MATERIAL
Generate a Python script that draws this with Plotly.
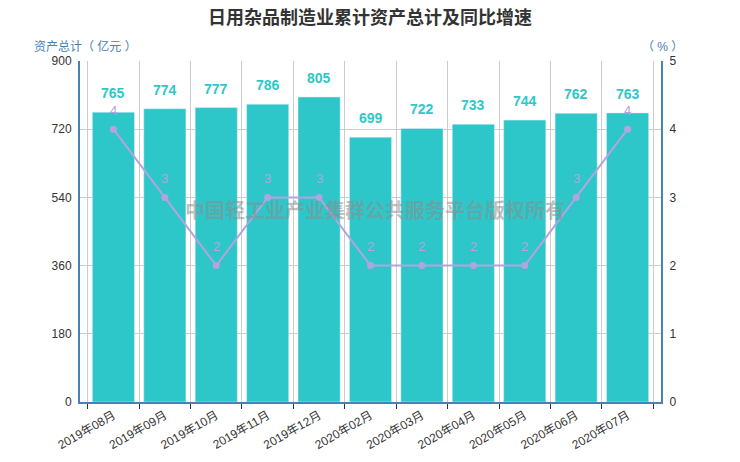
import plotly.graph_objects as go

months = ["2019年08月", "2019年09月", "2019年10月", "2019年11月", "2019年12月",
          "2020年02月", "2020年03月", "2020年04月", "2020年05月", "2020年06月", "2020年07月"]
assets = [765, 774, 777, 786, 805, 699, 722, 733, 744, 762, 763]
growth = [4, 3, 2, 3, 3, 2, 2, 2, 2, 3, 4]

FONT = "Liberation Sans, Noto Sans CJK SC, sans-serif"
TEAL = "#2ec7c9"
PURPLE = "#b6a2de"
AXBLUE = "#4682b4"

fig = go.Figure()
fig.add_trace(go.Bar(x=months, y=assets, marker_color=TEAL, name="资产总计"))
fig.add_trace(go.Scatter(x=months, y=growth, yaxis="y2", mode="lines+markers",
                         line=dict(color=PURPLE, width=2),
                         marker=dict(color=PURPLE, size=7), name="同比增速"))

# labels on bars and points
for m, v in zip(months, assets):
    fig.add_annotation(x=m, y=v, text="<b>%d</b>" % v, showarrow=False, yshift=19,
                       font=dict(color=TEAL, size=14, family=FONT))
for m, g in zip(months, growth):
    fig.add_annotation(x=m, y=g, yref="y2", text=str(g), showarrow=False, yshift=19,
                       font=dict(color=PURPLE, size=13, family=FONT))

# axis names
fig.add_annotation(x=-0.083, y=1.015, xref="paper", yref="paper", xanchor="left", yanchor="bottom",
                   text="资产总计（ 亿元 ）", showarrow=False,
                   font=dict(color=AXBLUE, size=12, family=FONT))
fig.add_annotation(x=1.002, y=1.015, xref="paper", yref="paper", xanchor="center", yanchor="bottom",
                   text="（ % ）", showarrow=False,
                   font=dict(color=AXBLUE, size=12, family=FONT))

# watermark
fig.add_annotation(x=0.508, y=0.562, xref="paper", yref="paper", showarrow=False,
                   text="<b>中国轻工业产业集群公共服务平台版权所有</b>",
                   font=dict(color="rgba(140,140,140,0.55)", size=20, family=FONT))

# page body has an 8px margin, so the figure is shrunk by that much
fig.update_layout(
    width=732, height=454,
    margin=dict(l=72, r=79, t=53, b=60, autoexpand=False),
    plot_bgcolor="white", paper_bgcolor="white",
    showlegend=False, bargap=0.18,
    font=dict(family=FONT, color="#333", size=12),
    title=dict(text="<b>日用杂品制造业累计资产总计及同比增速</b>", x=0.4945, xanchor="center",
               y=0.978, yanchor="middle", font=dict(size=18, color="#333", family=FONT)),
    xaxis=dict(type="category", tickson="boundaries", tickangle=-30, automargin=False,
               showgrid=True, gridcolor="#cccccc", gridwidth=1,
               ticks="outside", ticklen=5, tickcolor="#333",
               showline=True, linecolor=AXBLUE, linewidth=2, mirror=False,
               tickfont=dict(size=12, color="#333")),
    yaxis=dict(range=[0, 900], tickvals=[0, 180, 360, 540, 720, 900], automargin=False,
               showgrid=True, gridcolor="#cccccc", zeroline=False,
               showline=True, linecolor=AXBLUE, linewidth=2, ticks="",
               ticklabelstandoff=4,
               tickfont=dict(size=12, color="#333")),
    yaxis2=dict(range=[0, 5], tickvals=[0, 1, 2, 3, 4, 5], overlaying="y", side="right",
                automargin=False, showgrid=False, zeroline=False,
                showline=True, linecolor=AXBLUE, linewidth=2, ticks="",
                ticklabelstandoff=4,
                tickfont=dict(size=12, color="#333")),
)

fig.write_html("out.html")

EXERCISE TASK
Pick every line with "that" in it and copy it.

EXERCISE ANSWER
Generate a Python script that draws this with Plotly.
# page body has an 8px margin, so the figure is shrunk by that much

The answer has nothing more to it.